As explained below, in more sophisticated embodiments, electromagnetic generator 17 may be capable of generating electromagnetic energy at more than one frequency. Devices and methods for generating and transmitting microwave energy can include devices and methods that are known or to be developed in the field of consumer appliances and communications.

The internal geometry of the combustion chamber 12 can be designed to match the characteristic lengths of radiation from antenna 16 in three-dimensional space. In this manner, regions of superposition with intense field strength can be created. The combustion chamber 12 can act as a resonant cavity for electromagnetic energy. Its geometry can be further tuned so that the regions of high intensity are located where the enhanced flame will be most beneficial to overall combustion.

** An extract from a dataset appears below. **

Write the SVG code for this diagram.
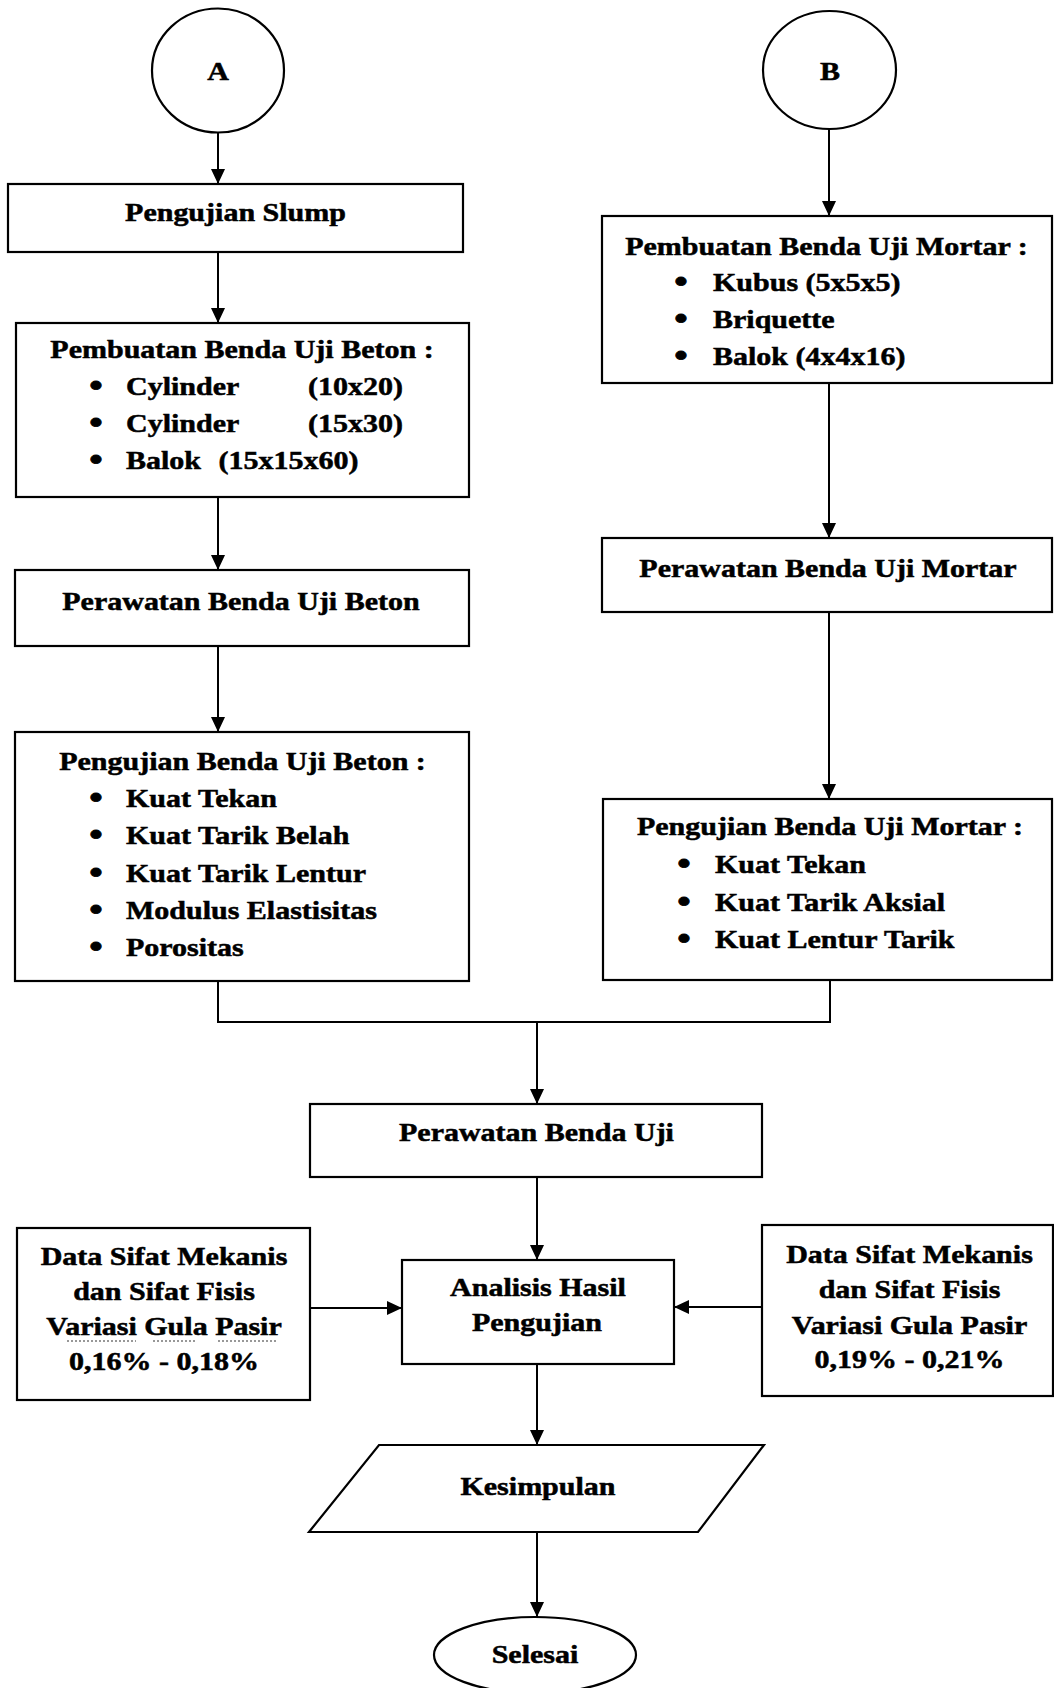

Also, the electromagnetic frequency can be tuned to the combustion chamber 12. More specifically, the frequency of the electromagnetic radiation from generator 17 can be tuned to match the changing distance between the antenna 16 and the primary reflecting surface. For example, if the antenna 16 is in the top of piston 11, the frequency can be tuned for the distance to the intake valve or cylinder head. As the combustion chamber's dimensions change during the compression and expansion strokes, the electromagnetic energy can be adjusted to maintain constructive interference (resonance) at the regions of importance for combustion enhancement.

The electromagnetic energy can be continuous or pulsed. Electromagnetic generator 17 can include a control unit, hardwired or programmed, to tune, phase, and modulate the electromagnetic energy throughout the combustion period where the flame is growing. The microwave energy may be delivered to the flame as it is combusting or to post-combustion gases, or both. As the flame grows, the resonance nodes at different locations in the combustion chamber may be desired, and generator 17 can be programmed or electrically designed to tune frequency accordingly.

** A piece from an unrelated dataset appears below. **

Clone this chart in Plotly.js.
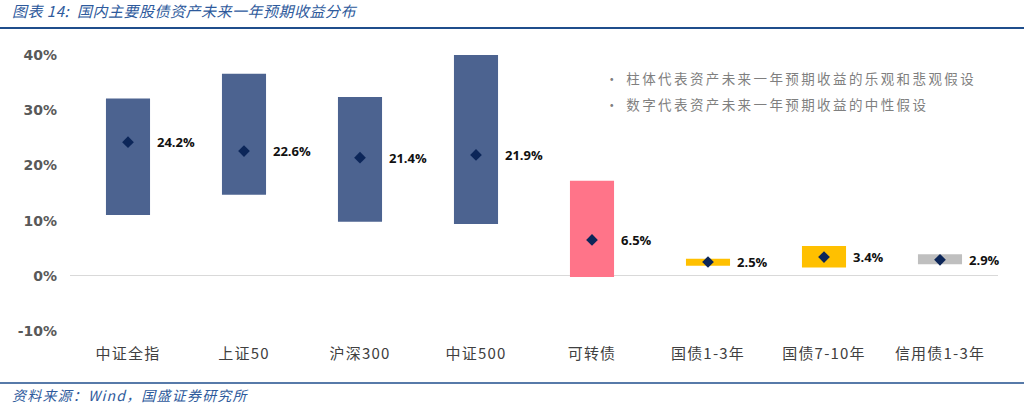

FIGS. 2 and 3 illustrate alternative locations of the antenna. Antennas 26 and 36 are located on the cylinder's fire deck or valve, respectively. In the example of FIG. 3, the antenna 36 is embedded in the bottom of the plug (disk-shaped) portion of the valve.

As indicated above, the antenna may be located anywhere inside the combustion chamber that best suits the combustion chamber geometry. For purposes of this description, the antenna may be on or integrated with various surfaces internal to the combustion chamber, regardless of the method of attachment of the antenna, by embedding or affixing or otherwise. It may also be desirable to use more than one antenna.

The application of electromagnetic energy to the combustion process results in improved energy conversion efficiency, thus improving fuel efficiency. An additional result is that emissions of harmful pollutants, such as unburned hydrocarbons, are reduced. Chemical reactions of other types may also be favorably promoted to reduce emissions and maximize combustion energy release.

Claims

1. A method of improving the diffusion combustion of a compression ignition engine, the engine having at least one cylinder, each cylinder having a combustion chamber and operated with an intake phase, compression phase, expansion phase, and exhaust phase of a piston, the method comprising:

locating an antenna within the combustion chamber;

providing air into the combustion chamber during the intake phase;

providing fuel into the combustion chamber during the compression phase;

delivering an electromagnetic signal to the antenna;

wherein the antenna applies electromagnetic energy to the diffusion combustion during the expansion phase.

2. The method of claim 1, wherein the electromagnetic signal is a microwave signal.

3. The method of claim 1, wherein the electromagnetic signal is pulsed.

4. The method of claim 1, wherein the microwave signal is continuous.

5. The method of claim 1, wherein the locating step is performed by locating the antenna at the top of the piston.

6. The method of claim 1, wherein each cylinder has at least one intake or exhaust valve and wherein the locating step is performed by locating the antenna on a valve.

7. The method of claim 1, wherein each cylinder has a firing deck and wherein the locating step is performed by locating the antenna on the firing deck.

8. The method of claim 1, further comprising the step of controlling the frequency of the electromagnetic signal to in response to the changing internal geometry of the combustion chamber during the expansion stroke.

9. A piston cylinder for use in a compression ignition engine to be operated with an intake phase, compression phase, expansion phase, and exhaust phase, comprising:

a combustion chamber;

a piston operable to move reciprocally within the combustion chamber;

at least one intake valve;

at least one exhaust valve;

an antenna located within the combustion chamber;

an electromagnetic generator located outside the combustion chamber, in electrical connection with the antenna, and operable to deliver an electromagnetic signal to the antenna;

wherein the antenna is operable to radiate electromagnetic energy into the combustion chamber during the expansion phase.

10. The cylinder of claim 9, wherein the electromagnetic signal is a microwave signal.

11. The cylinder of claim 9, wherein the electromagnetic signal is pulsed.

12. The cylinder of claim 9, wherein the microwave signal is continuous.

13. The cylinder of claim 9, wherein the antenna is located at the top of the piston.

14. The cylinder of claim 9, wherein each cylinder has at least one intake or exhaust valve and wherein the antenna is located on a valve.

15. The cylinder of claim 9, wherein each cylinder has a firing deck and wherein the antenna is located on the firing deck.

16. The cylinder of claim 9, wherein the electromagnetic generator is programmed to control the frequency of the electromagnetic signal to in response to changing internal geometry of the combustion chamber during the expansion stroke.